School, Gortnagane, Co. Kerry
Co. Kerry |
Education & Learning
On a north-facing pasture slope in Gortnagane, County Kerry, there is almost nothing left to see.
A mound of tumbled stones pushed to one side of a field is all that remains of a structure that was already described, in the 1940s, as 'a much broken down cathairín known as Sean Cúirt' on the land of Denis J. Cremin. By the time it was formally noted, it had been oval in shape, roughly five metres by four, with a wall just over a metre wide, completely fallen. Sometime after that recording, field clearance removed even those remains. The site is not visible at ground level.
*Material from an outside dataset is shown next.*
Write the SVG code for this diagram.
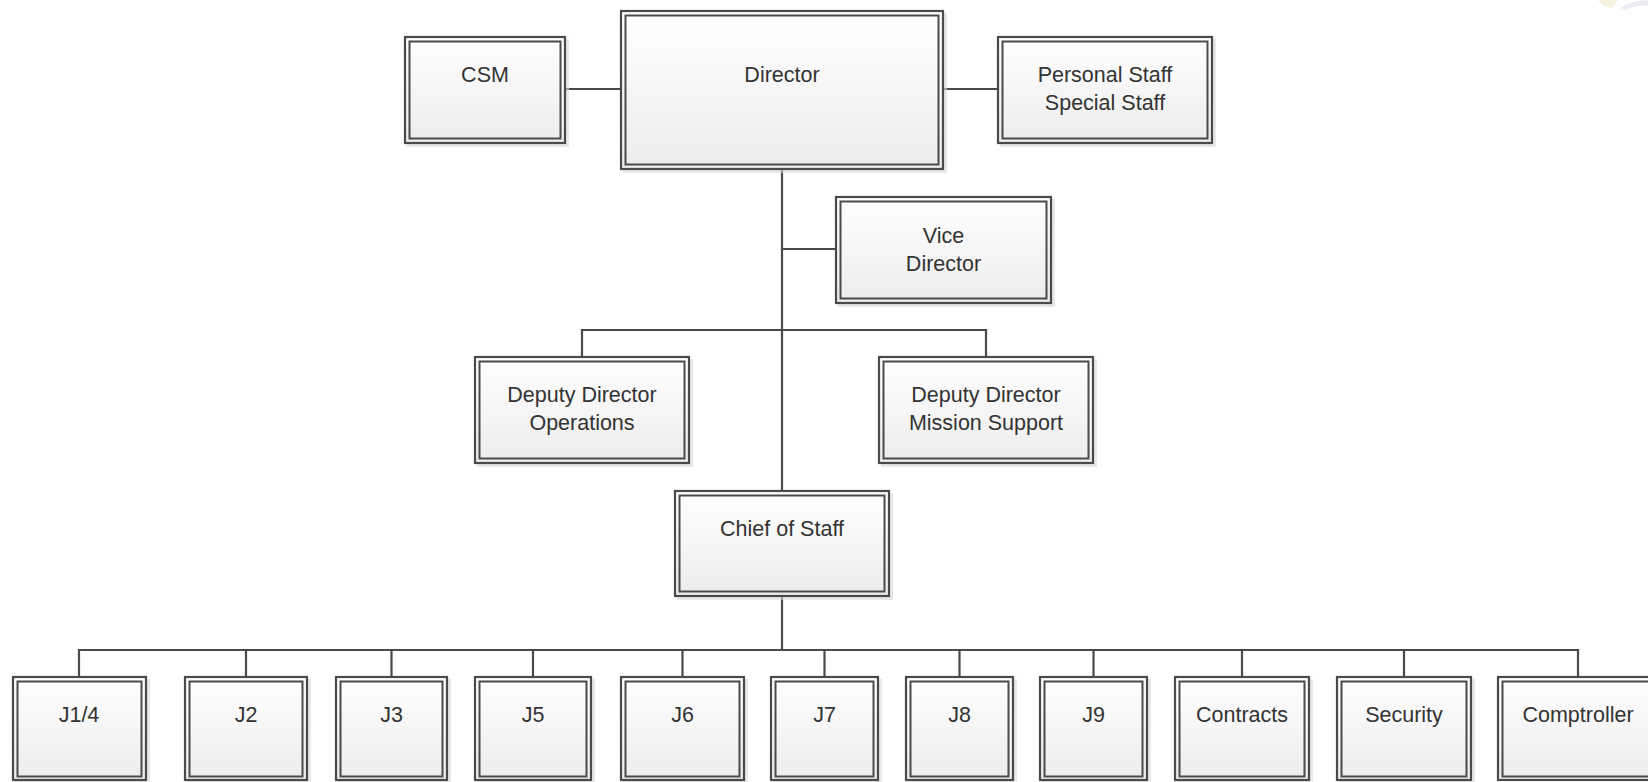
<svg xmlns="http://www.w3.org/2000/svg" width="1648" height="782" viewBox="0 0 1648 782">
<defs>
<linearGradient id="fill" x1="0" y1="0" x2="0" y2="1">
<stop offset="0" stop-color="#ffffff"/>
<stop offset="1" stop-color="#ececec"/>
</linearGradient>
</defs>
<style>
.sh{fill:#d8d8d8;opacity:0.6}
.o{fill:url(#fill);stroke:#4a4a4a;stroke-width:2.2}
.i{fill:none;stroke:#4a4a4a;stroke-width:2}
.t{font-family:"Liberation Sans",Arial,sans-serif;font-size:21.5px;fill:#333333;text-anchor:middle}
.c{fill:none;stroke:#4a4a4a;stroke-width:2.2}
</style>
<rect width="1648" height="782" fill="#ffffff"/>
<g id="watermark" opacity="0.35">
<path d="M1598 0 L1618 0 L1612 8 L1604 6 Z" fill="#e8dca0"/>
<path d="M1620 8 Q1634 0 1648 0 L1648 6 Q1636 4 1626 10 Z" fill="#c8c8d8"/>
</g>
<g id="connectors">
<path class="c" d="M566 89 H620"/>
<path class="c" d="M944 89 H997"/>
<path class="c" d="M782 170 V490"/>
<path class="c" d="M782 249 H835"/>
<path class="c" d="M582 356 V330 H986 V356"/>
<path class="c" d="M782 597 V650"/>
<path class="c" d="M79 676 V650 H1578 V676"/>
<path class="c" d="M246 650 V676 M391.5 650 V676 M533 650 V676 M682.5 650 V676 M824.5 650 V676 M959.5 650 V676 M1093.5 650 V676 M1242 650 V676 M1404 650 V676"/>
</g>
<g id="csm">
<rect class="sh" x="407" y="39" width="162" height="108"/>
<rect class="o" x="405" y="37" width="160" height="106"/>
<rect class="i" x="409.5" y="41.5" width="151" height="97"/>
<text class="t" x="485" y="82">CSM</text>
</g>
<g id="director">
<rect class="sh" x="623" y="13" width="324" height="160"/>
<rect class="o" x="621" y="11" width="322" height="158"/>
<rect class="i" x="625.5" y="15.5" width="313" height="149"/>
<text class="t" x="782" y="82">Director</text>
</g>
<g id="personal-staff">
<rect class="sh" x="1000" y="39" width="216" height="108"/>
<rect class="o" x="998" y="37" width="214" height="106"/>
<rect class="i" x="1002.5" y="41.5" width="205" height="97"/>
<text class="t" x="1105" y="82">Personal Staff</text>
<text class="t" x="1105" y="110">Special Staff</text>
</g>
<g id="vice-director">
<rect class="sh" x="838" y="199" width="217" height="108"/>
<rect class="o" x="836" y="197" width="215" height="106"/>
<rect class="i" x="840.5" y="201.5" width="206" height="97"/>
<text class="t" x="943.5" y="243">Vice</text>
<text class="t" x="943.5" y="271">Director</text>
</g>
<g id="deputy-ops">
<rect class="sh" x="477" y="359" width="216" height="108"/>
<rect class="o" x="475" y="357" width="214" height="106"/>
<rect class="i" x="479.5" y="361.5" width="205" height="97"/>
<text class="t" x="582" y="402">Deputy Director</text>
<text class="t" x="582" y="430">Operations</text>
</g>
<g id="deputy-ms">
<rect class="sh" x="881" y="359" width="216" height="108"/>
<rect class="o" x="879" y="357" width="214" height="106"/>
<rect class="i" x="883.5" y="361.5" width="205" height="97"/>
<text class="t" x="986" y="402">Deputy Director</text>
<text class="t" x="986" y="430">Mission Support</text>
</g>
<g id="chief-of-staff">
<rect class="sh" x="677" y="493" width="216" height="107"/>
<rect class="o" x="675" y="491" width="214" height="105"/>
<rect class="i" x="679.5" y="495.5" width="205" height="96"/>
<text class="t" x="782" y="536">Chief of Staff</text>
</g>
<g id="j1-4">
<rect class="sh" x="15" y="679" width="135" height="106"/>
<rect class="o" x="13" y="677" width="133" height="103"/>
<rect class="i" x="17.5" y="681.5" width="124" height="95"/>
<text class="t" x="79" y="722">J1/4</text>
</g>
<g id="j2">
<rect class="sh" x="187" y="679" width="124" height="106"/>
<rect class="o" x="185" y="677" width="122" height="103"/>
<rect class="i" x="189.5" y="681.5" width="113" height="95"/>
<text class="t" x="246" y="722">J2</text>
</g>
<g id="j3">
<rect class="sh" x="338" y="679" width="113" height="106"/>
<rect class="o" x="336" y="677" width="111" height="103"/>
<rect class="i" x="340.5" y="681.5" width="102" height="95"/>
<text class="t" x="391.5" y="722">J3</text>
</g>
<g id="j5">
<rect class="sh" x="477" y="679" width="118" height="106"/>
<rect class="o" x="475" y="677" width="116" height="103"/>
<rect class="i" x="479.5" y="681.5" width="107" height="95"/>
<text class="t" x="533" y="722">J5</text>
</g>
<g id="j6">
<rect class="sh" x="623" y="679" width="125" height="106"/>
<rect class="o" x="621" y="677" width="123" height="103"/>
<rect class="i" x="625.5" y="681.5" width="114" height="95"/>
<text class="t" x="682.5" y="722">J6</text>
</g>
<g id="j7">
<rect class="sh" x="773" y="679" width="109" height="106"/>
<rect class="o" x="771" y="677" width="107" height="103"/>
<rect class="i" x="775.5" y="681.5" width="98" height="95"/>
<text class="t" x="824.5" y="722">J7</text>
</g>
<g id="j8">
<rect class="sh" x="908" y="679" width="109" height="106"/>
<rect class="o" x="906" y="677" width="107" height="103"/>
<rect class="i" x="910.5" y="681.5" width="98" height="95"/>
<text class="t" x="959.5" y="722">J8</text>
</g>
<g id="j9">
<rect class="sh" x="1042" y="679" width="109" height="106"/>
<rect class="o" x="1040" y="677" width="107" height="103"/>
<rect class="i" x="1044.5" y="681.5" width="98" height="95"/>
<text class="t" x="1093.5" y="722">J9</text>
</g>
<g id="contracts">
<rect class="sh" x="1177" y="679" width="136" height="106"/>
<rect class="o" x="1175" y="677" width="134" height="103"/>
<rect class="i" x="1179.5" y="681.5" width="125" height="95"/>
<text class="t" x="1242" y="722">Contracts</text>
</g>
<g id="security">
<rect class="sh" x="1339" y="679" width="136" height="106"/>
<rect class="o" x="1337" y="677" width="134" height="103"/>
<rect class="i" x="1341.5" y="681.5" width="125" height="95"/>
<text class="t" x="1404" y="722">Security</text>
</g>
<g id="comptroller">
<rect class="o" x="1498" y="677" width="160" height="103"/>
<rect class="i" x="1502.5" y="681.5" width="151" height="95"/>
<text class="t" x="1578" y="722">Comptroller</text>
</g>
</svg>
What makes this more than a footnote in a land-clearance history is what the name implies. A cúirt, in this context, was not a legal court but a bardic school or gathering place for poets; the word translates loosely as 'Court', referring to the annual assemblies at which poets and storytellers convened, often timed to coincide with a local festival or seasonal event. The sean in 'Sean Cúirt' simply means old or famous. Writing in 2001, scholar Cronin identified this particular ruin with a 'famous Court' said to have stood close by the foothills of Dhá Chích Danann, the twin peaks known in English as the Paps of Anu, and not far from a nearby enclosure site where, according to tradition, vast numbers assembled on May Day each year. The structure itself, Cronin noted, was oval and divided into two apartments, a layout consistent with a place designed for gathering and performance rather than domestic use.
The accumulation of stones still visible just to the east of where the structure stood is, in a practical sense, its grave marker. What was once, if the tradition holds, a place of annual poetic assembly in the shadow of one of Kerry's most mythologically freighted landscapes now survives only as rubble in a pasture field, its outline unreadable and its occasion entirely gone.